Kabe wrote:...Beside the floating point issue, it's also important to define which coordinate system to use - because contrary to public wisdon, this is far from clear.
In the times of GPS, I guess it's best to use WGS84 - which does give different values for longitude and exspecially latitude compared to the national grid systems like Gauss-Krüger in Germany or countless others in different countries.
Good point again !
Thank you for bringing this up. I did notice discrepancies in the Longitude/Latitude tables that I have seen on the net, but it didn't occur to me at the time, that these might be due to different coordinate systems. I learned something new :)

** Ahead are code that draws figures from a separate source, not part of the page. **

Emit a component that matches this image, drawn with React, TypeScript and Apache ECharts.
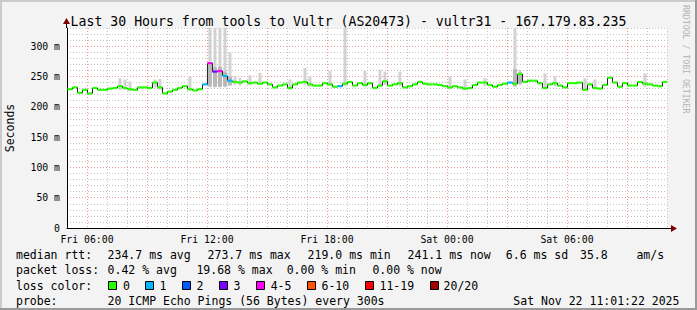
import React, { useEffect, useRef } from 'react';
import * as echarts from 'echarts';

// time in minutes from Fri 00:00
const START_MIN = 301.37; // Fri 05:01:22
const STEP_MIN = 15;

const medianRtt = [
  229, 232, 223, 228, 222, 231, 228, 228, 230, 231, 234, 231, 229, 228, 232, 232, 231, 240, 232, 222,
  225, 228, 231, 234, 229, 227, 229, 237, 272, 258, 259, 251, 243, 241, 240, 242, 239, 240, 238, 240,
  237, 232, 235, 237, 231, 237, 240, 241, 237, 235, 235, 239, 237, 233, 234, 238, 241, 235, 239, 236,
  239, 231, 235, 242, 235, 237, 239, 232, 234, 237, 241, 238, 237, 237, 236, 234, 232, 234, 232, 230,
  231, 236, 240, 240, 236, 233, 236, 238, 240, 238, 254, 241, 243, 243, 239, 231, 237, 239, 235, 232,
  239, 239, 240, 228, 237, 231, 230, 236, 248, 240, 233, 239, 235, 235, 241, 238, 237, 235, 234, 241,
];

const lossCount = [
  0, 0, 0, 0, 0, 0, 0, 0, 0, 0, 0, 0, 0, 0, 0, 0, 0, 0, 0, 0,
  0, 0, 0, 0, 0, 0, 0, 1, 4, 3, 4, 1, 1, 0, 0, 0, 0, 0, 0, 0,
  0, 0, 0, 0, 0, 0, 0, 0, 0, 0, 0, 0, 0, 0, 1, 0, 0, 0, 0, 0,
  0, 0, 0, 0, 0, 0, 0, 0, 0, 0, 0, 0, 0, 0, 0, 0, 0, 0, 0, 0,
  0, 0, 0, 0, 0, 0, 0, 0, 1, 0, 0, 0, 0, 0, 0, 0, 0, 0, 0, 0,
  0, 0, 0, 0, 0, 0, 0, 0, 0, 0, 0, 0, 0, 0, 0, 0, 0, 0, 0, 0,
];

// light smoke (spread of the 20 pings)
const smokeIndex = [10, 11, 12, 17, 18, 24, 28, 29, 30, 31, 32, 33, 34, 36, 38, 44, 47, 48, 52, 55, 59, 62, 63, 66, 76, 79, 83, 89, 90, 95, 97, 103, 105, 115];
const smokeLow = [228, 228, 226, 232, 228, 226, 232, 232, 232, 232, 234, 236, 235, 236, 236, 228, 236, 233, 234, 234, 233, 232, 236, 234, 229, 227, 234, 233, 236, 229, 234, 226, 229, 233];
const smokeHigh = [247, 245, 242, 245, 246, 250, 335, 335, 335, 335, 290, 250, 248, 252, 256, 245, 264, 250, 259, 335, 259, 261, 258, 258, 250, 245, 247, 335, 261, 255, 250, 247, 245, 255];

// darker smoke core
const coreIndex = [28, 29, 30, 31, 32, 89, 90];
const coreLow = [234, 233, 233, 234, 236, 234, 238];
const coreHigh = [270, 265, 266, 258, 250, 262, 257];

const xLabelValues = [360, 720, 1080, 1440, 1800];
const xLabelTexts = ['Fri 06:00', 'Fri 12:00', 'Fri 18:00', 'Sat 00:00', 'Sat 06:00'];
const yLabelValues = [0, 50, 100, 150, 200, 250, 300];
const yLabelTexts = ['0', '50 m', '100 m', '150 m', '200 m', '250 m', '300 m'];

const titleText = 'Last 30 Hours from tools to Vultr (AS20473) - vultr31 - 167.179.83.235';
const rttStats = ['234.7 ms avg', '273.7 ms max', '219.0 ms min', '241.1 ms now', '6.6 ms sd', '35.8', 'am/s'];
const lossStats = ['0.42 % avg', '19.68 % max', '0.00 % min', '0.00 % now'];
const lossLabels = ['0', '1', '2', '3', '4-5', '6-10', '11-19', '20/20'];
const lossColors = ['#26ff00', '#00b8ff', '#0059ff', '#7e00ff', '#ff00ff', '#ff5500', '#ff0000', '#a10000'];
const probeText = '20 ICMP Echo Pings (56 Bytes) every 300s';
const dateText = 'Sat Nov 22 11:01:22 2025';

const MONO = '"DejaVu Sans Mono", monospace';

function colorForLoss(n: number): string {
  if (n <= 0) return lossColors[0];
  if (n === 1) return lossColors[1];
  if (n === 2) return lossColors[2];
  if (n === 3) return lossColors[3];
  if (n <= 5) return lossColors[4];
  if (n <= 10) return lossColors[5];
  if (n <= 19) return lossColors[6];
  return lossColors[7];
}

function buildOption() {
  const medianData = medianRtt.map((v, i) => [
    START_MIN + i * STEP_MIN,
    v,
    lossCount[i],
    i === 0 ? v : medianRtt[i - 1],
  ]);
  const smokeData = smokeIndex.map((k, j) => [START_MIN + k * STEP_MIN, smokeLow[j], smokeHigh[j]]);
  const coreData = coreIndex.map((k, j) => [START_MIN + k * STEP_MIN, coreLow[j], coreHigh[j]]);

  const bandRender = (fill: string, frac: number) => (params: any, api: any) => {
    const t = api.value(0);
    const lo = api.value(1);
    const hi = api.value(2);
    const a = api.coord([t, hi]);
    const b = api.coord([t + STEP_MIN, lo]);
    const w = b[0] - a[0];
    const cs = params.coordSys;
    const top = Math.max(a[1], cs.y);
    return {
      type: 'rect',
      shape: { x: a[0] + (w * (1 - frac)) / 2, y: top, width: w * frac, height: b[1] - top },
      style: { fill },
    };
  };

  const graphics: any[] = [];
  const txt = (text: string, x: number, y: number, size = 11.5, extra: any = {}) =>
    graphics.push({
      type: 'text',
      x,
      y,
      style: { text, font: `${size}px ${MONO}`, fill: '#000', textVerticalAlign: 'middle', ...extra },
      z: 10,
    });

  const rttX = [107.6, 207.6, 307.6, 407.6, 505.8, 580, 636.4];
  const lossX = [107.6, 196.4, 286.7, 372.4];
  const boxX = [108.5, 145.5, 182.5, 219.5, 256.5, 307.5, 365.5, 430.5];
  const boxLabelX = [123, 159.5, 196.5, 233.5, 270.7, 321.5, 379.5, 443.6];
  const L1 = 254.5, L2 = 270, L3 = 285.5, L4 = 301;

  txt('median rtt:', 16, L1);
  rttStats.forEach((s, k) => txt(s, rttX[k], L1));
  txt('packet loss:', 16, L2);
  lossStats.forEach((s, k) => txt(s, lossX[k], L2));
  txt('loss color:', 16, L3);
  lossLabels.forEach((s, k) => {
    graphics.push({
      type: 'rect',
      shape: { x: boxX[k], y: Math.round(L3) - 4.5, width: 8, height: 8 },
      style: { fill: lossColors[k], stroke: '#000', lineWidth: 1 },
      z: 10,
    });
    txt(s, boxLabelX[k], L3);
  });
  txt('probe:', 16, L4);
  txt(probeText, 107.6, L4);
  txt(dateText, 513.3, L4);

  // vertical watermark
  graphics.push({
    type: 'text',
    x: 686,
    y: 5,
    rotation: -Math.PI / 2,
    style: { text: 'RRDTOOL / TOBI OETIKER', font: `8.2px ${MONO}`, fill: '#b4b4b4', textVerticalAlign: 'middle' },
    z: 10,
  });

  // axis arrows
  graphics.push({ type: 'line', shape: { x1: 667, y1: 228.5, x2: 672, y2: 228.5 }, style: { stroke: '#000', lineWidth: 1 }, z: 10 });
  graphics.push({ type: 'polygon', shape: { points: [[671, 225], [677, 228.5], [671, 232]] }, style: { fill: '#7f0000' }, z: 10 });
  graphics.push({ type: 'line', shape: { x1: 66.5, y1: 28, x2: 66.5, y2: 23 }, style: { stroke: '#000', lineWidth: 1 }, z: 10 });
  graphics.push({ type: 'polygon', shape: { points: [[63, 24], [66.5, 18], [70, 24]] }, style: { fill: '#7f0000' }, z: 10 });

  // frame
  graphics.push({ type: 'rect', shape: { x: 0, y: 0, width: 697, height: 2 }, style: { fill: '#cbcbcb' }, z: 10 });
  graphics.push({ type: 'rect', shape: { x: 0, y: 0, width: 2, height: 310 }, style: { fill: '#cbcbcb' }, z: 10 });
  graphics.push({ type: 'rect', shape: { x: 0, y: 308, width: 697, height: 2 }, style: { fill: '#999999' }, z: 10 });
  graphics.push({ type: 'rect', shape: { x: 695, y: 0, width: 2, height: 310 }, style: { fill: '#999999' }, z: 10 });

  const GRAY = '#c4c4c4';
  const RED = '#eb9a9a';

  return {
    animation: false,
    backgroundColor: '#f3f3f3',
    title: {
      text: titleText,
      left: 'center',
      top: 10,
      textStyle: { fontFamily: MONO, fontSize: 13.2, fontWeight: 'normal', color: '#000' },
    },
    grid: {
      left: 67,
      top: 28,
      width: 600,
      height: 200,
      show: true,
      backgroundColor: '#ffffff',
      borderWidth: 0,
      containLabel: false,
      outerBoundsMode: 'none',
    },
    xAxis: {
      type: 'value',
      min: 300,
      max: 2100,
      interval: 60,
      axisLine: { show: true, onZero: false, lineStyle: { color: '#000', width: 1 } },
      axisTick: { show: false },
      axisLabel: {
        show: true,
        margin: 6,
        color: '#000',
        fontFamily: MONO,
        fontSize: 9.8,
        formatter: (v: number) => {
          const k = xLabelValues.indexOf(Math.round(v));
          return k >= 0 ? xLabelTexts[k] : '';
        },
      },
      splitLine: { show: true, lineStyle: { color: [GRAY, RED, GRAY], type: [1, 2], width: 1 } },
    },
    yAxis: {
      type: 'value',
      min: 0,
      max: 330,
      interval: 10,
      name: 'Seconds',
      nameLocation: 'middle',
      nameRotate: 90,
      nameGap: 51,
      nameTextStyle: { fontFamily: MONO, fontSize: 11.5, color: '#000' },
      axisLine: { show: true, lineStyle: { color: '#000', width: 1 } },
      axisTick: { show: false },
      axisLabel: {
        margin: 7,
        color: '#000',
        fontFamily: MONO,
        fontSize: 9.8,
        formatter: (v: number) => {
          const k = yLabelValues.indexOf(Math.round(v));
          return k >= 0 ? yLabelTexts[k] : '';
        },
      },
      splitLine: { show: true, lineStyle: { color: [RED, GRAY, GRAY, GRAY, GRAY], type: [1, 2], width: 1 } },
    },
    series: [
      { type: 'custom', name: 'smoke', renderItem: bandRender('#d2d2d2', 0.6), data: smokeData, clip: true, z: 2 },
      { type: 'custom', name: 'core', renderItem: bandRender('#b8b8b8', 0.8), data: coreData, clip: true, z: 3 },
      {
        type: 'custom',
        name: 'median',
        z: 4,
        clip: true,
        data: medianData,
        renderItem: (params: any, api: any) => {
          const t = api.value(0);
          const v = api.value(1);
          const loss = api.value(2);
          const prev = api.value(3);
          const a = api.coord([t, v]);
          const b = api.coord([t + STEP_MIN, v]);
          const p = api.coord([t, prev]);
          return {
            type: 'group',
            children: [
              { type: 'line', shape: { x1: a[0], y1: p[1], x2: a[0], y2: a[1] }, style: { stroke: '#202020', lineWidth: 1 } },
              { type: 'line', shape: { x1: a[0], y1: a[1], x2: b[0], y2: b[1] }, style: { stroke: colorForLoss(loss), lineWidth: 2.2 } },
            ],
          };
        },
      },
    ],
    graphic: graphics,
  };
}

export default function App() {
  const ref = useRef<HTMLDivElement>(null);
  useEffect(() => {
    if (!ref.current) return;
    const chart = echarts.init(ref.current, null, { renderer: 'svg' });
    chart.setOption(buildOption() as any);
    return () => chart.dispose();
  }, []);
  return <div ref={ref} style={{ position: 'absolute', left: 0, top: 0, width: 697, height: 310 }} />;
}
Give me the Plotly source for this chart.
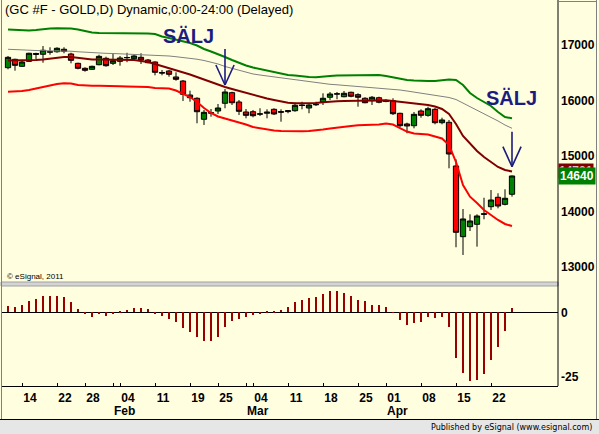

Posted: Thu Jun 30, 2005 9:23 am
by Maya69
i have a probleme with maya

Posted: Thu Jun 30, 2005 9:32 am
by hdesbois
seems ok to me with Lightwave plugin, using decimal degrees. But it's difficult to check accuracy of minutes and seconds. I didn't tested western longitudes and southern latitudes. From my tests so far, error on sun position, if any, is small enough to have no practical consequence.
BTW, LW plugin hasn't any preset, but I like it that way.
HD

Posted: Thu Jun 30, 2005 10:21 am
by Mihai
I vote we put Kabe in charge of "Sun System Accuracy Testing Dept."

Would love to have a sun calculation within accuracy of a thousanth of a degree :D

Posted: Fri Jul 01, 2005 12:41 pm
by hdesbois
Kabe, you raised an interesting point about the choice of a geodetic datum, and I agree that many public routine libraries such as geolib can handle this with great accuracy. But then the error induced by datum mismatch may be of a few hundred meters, let's even suppose for the sake of the argument a dozen of kilometers. Since the time is precise only to the minute, and since you don't input any altitude (not very important in most case, except it can affect sunset/sunrise time) along with the long/lat settings (not to mention plugins where you have only presets cities), I think maybe we can live with sun calculation based on spherical earth (I fear it is the case now, in any case I vote for WGS84).
Of course, it would be cool to have advance GIS-like precision for localisation and sun position, but that's not the top of my wish list.